As I write this, far and away the most popular content on 10stripe is the "Big Guides" series. The overarching goal of the Big Guides is to take a great deal of information from disparate sources and simplify it. That is, honestly, all they do. They do it with a touch of humor and usually better organization than the sources they rely on, but really that's it. There is no voodoo in the Big Guide format.

One of the major goals of the 10stripe visual layout is to have less stuff. A handful of links, a logo, and content. Many sites have a lot more. They have huge shiny graphics, dozens of links to other pages, links to other sections, and links to other sites they like. We don't. Tom's Hardware, through their last several redesigns, have committed pretty fully to that way of doing things. And it seems to work well enough for them (see Pillar 2).

None of this is meant to imply that everything should be simplified to the very extreme. Content is not written in the style of, say, the Simple English Wikipedia. The layout of the page is not as stripped-down as Use It. One of the keys to good, simple design is knowing how simple to go, for the audience you have.

2. Be you

As we have seen, 10stripe is not Tom's Hardware. It isn't Use It. It isn't a lot of things.
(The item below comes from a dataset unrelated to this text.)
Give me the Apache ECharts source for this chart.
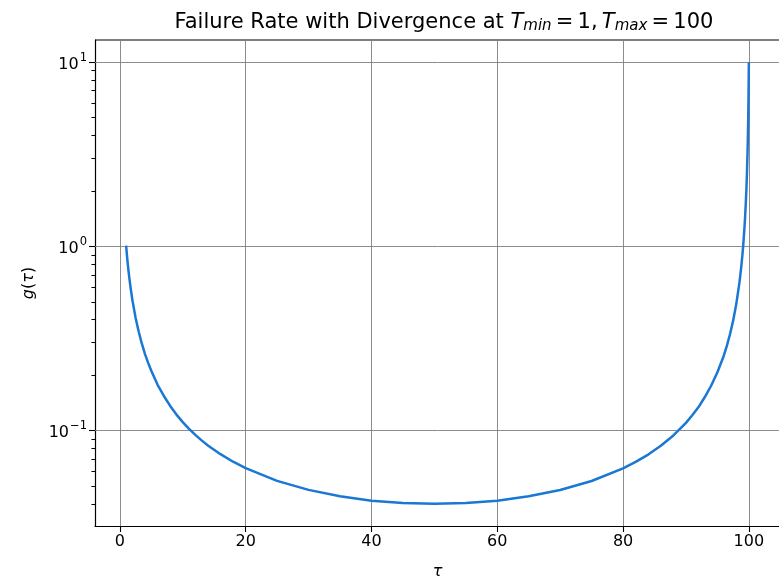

Throwing a million links on the front page might well improve traffic. Redesigning the site in bright green might attract new demographics. But I don't care.

No decision about 10stripe has ever been justified with "everyone else is doing it". Sometimes that means not doing things that some people might like. A number of neat ideas have been killed (by me) not because they were bad, but because they went against what I believe to be the spirit of the site. A lot of ideas died or were reconfigured because I wanted to do them server-side rather than client side; not because doing things client-side is evil, but because it isn't the "10stripe way".

3. Pragmatism

Do what works. Write what people want to read.

The majority of all decisions about 10stripe are dominated by practical considerations. The site publishes more Big Guides because they are popular. It has a search box at the top-right corner because people expect that. It avoids Javascript because not all visitors have web browsers that support it, and some have it disabled.

But then, it also occasionally uses Javascript when that is the best way to solve a problem.

Inspiration

The writing style of 10stripe owes a great deal to Dan's Data (for treating technology with both depth and humor), Ars Technica (for proving that talking about technical topics with technical language really can work), The Economist (for proving that smart writing can be enjoyable to read), and many others. If your goal is to learn to mimic the style of this site, those are the publications I would suggest you start reading. Even if that is not your goal, those are the publications I would suggest you start reading. Made to Stick is also an excellent (and fairly quick) read.

The visual style of the site comes from a lot of sources, but perhaps most critically from Google. The success of Google's stripped-bare interface (which graphic designers loathe, and engineers cheer) in conquering bloated-beyond-all-reason competitors like Yahoo was proof positive that simple can work on the web. Opera was also a major influence, particularly a very heavily reduced setup that I have personally used for a few years now.

The way data is presented is patterned largely on The Visual Display of Quantitative Information, one of the best books I have ever read. The overall visual design of the site is something of an extension of Tufte's ideas about data ink, and many of the things written for the site echo the notion of working toward very high information density. It must be said, though, that 10stripe never targets the extremes that Tufte might advocate.

This particular page was inspired in part by a recent reading of the Zen of Palm.

Closing

Whatever you were looking for, I sincerely hope you have found it.